Builders vs. helper functions

close_open_fds(), set_fds_cloexec(), iter_open_fds(), etc. provide simple ways to close, set the close-on-exec flag on, or iterate over all open file descriptors.

However, for more advanced use cases, there are also “builders” (CloseFdsBuilder, FdIterBuilder) which can be used to further customize aspects of the actions that will be taken. The documentation of each helper function describes how the same task could be performed using one of the builders.

Async-signal-safety

Background

An async-signal-safe function is one that is safe to call from a signal handler (many functions in the system libc are not!). In a multi-threaded program, when running in the child after a fork() (such as in a closure registered with std::os::unix::process::CommandExt::pre_exec(), it is only safe to call async-signal-safe functions. See signal-safety(7) and fork(2) for more information.

Async-signal-safety in this crate

TL;DR: The functions in this crate are async-signal-safe on Linux, macOS/iOS, the BSDs, and Solaris/Illumos. They should also be async-signal-safe on other *nix-like OSes.

Since the functions in this crate are most useful in the child process after a fork(), this crate tries to make all of them async-signal-safe. However, many of the optimizations that this crate performs in order to be efficient would not be possible by simply calling functions that POSIX requires to be async-signal-safe.

As a result, this crate assumes that the following functions are async-signal-safe (in addition to the ones required by POSIX):

closefrom() on the BSDs
The close_range() syscall on Linux and FreeBSD
sysctl() on FreeBSD
getdtablecount() on OpenBSD
getdirentries()/getdents() (whichever is available) on Linux, NetBSD, FreeBSD, macOS/iOS, and Solaris/Illumos
sysconf(_SC_OPEN_MAX) on all OSes

All of these except for sysconf() are implemented as system calls (or thin wrappers around other system calls) on whichever OS(es) they are present on.

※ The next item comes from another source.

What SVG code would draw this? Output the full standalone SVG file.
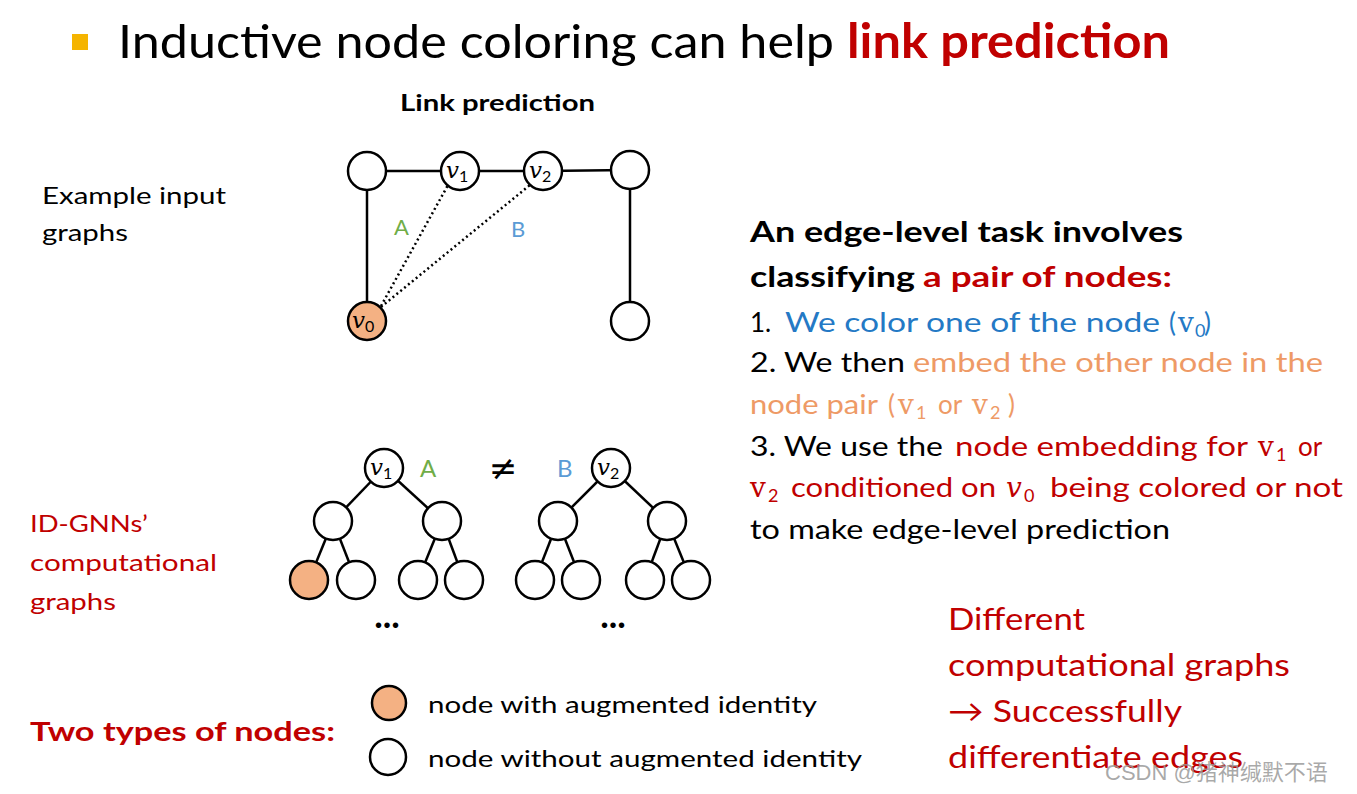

As a result, they should be async-signal-safe, even though they are not explicitly documented as such.

sysconf() is not guaranteed to be async-signal-safe. However, on Linux, macOS/iOS, the BSDs, and Solaris/Illumos, sysconf(_SC_OPEN_MAX) is implemented in terms of getrlimit(RLIMIT_NOFILE). On those platforms, getrlimit() is a system call, so sysconf(_SC_OPEN_MAX) (and thus, the functions in this crate) should be async-signal-safe.

Structs

CloseFdsBuilder	A “builder” for either closing all open file descriptors or setting them as close-on-exec.
FdIter	An iterator over the current process’s file descriptors.
FdIterBuilder	A “builder” to construct an `FdIter` with custom parameters.

Functions

close_open_fds ^⚠	Close all open file descriptors starting at `minfd`, except for the file descriptors in `keep_fds`.
iter_open_fds	Iterate over all open file descriptors for the current process, starting at `minfd`. The file descriptors are guaranteed to be returned in ascending order.
iter_open_fds_threadsafe	Equivalent to `iter_open_fds()`, but behaves more reliably in multithreaded programs (at the cost of decreased performance on some platforms).
iter_possible_fds	Identical to `iter_open_fds()`, but may – for efficiency – yield invalid file descriptors.
iter_possible_fds_threadsafe	Identical to `iter_open_fds_threadsafe()`, but may – for efficiency – yield invalid file descriptors.
set_fds_cloexec	Identical to `close_open_fds()`, but sets the `FD_CLOEXEC` flag on the file descriptors instead of closing them.
set_fds_cloexec_threadsafe	Equivalent to `set_fds_cloexec()`, but behaves more reliably in multithreaded programs (at the cost of decreased performance on some platforms).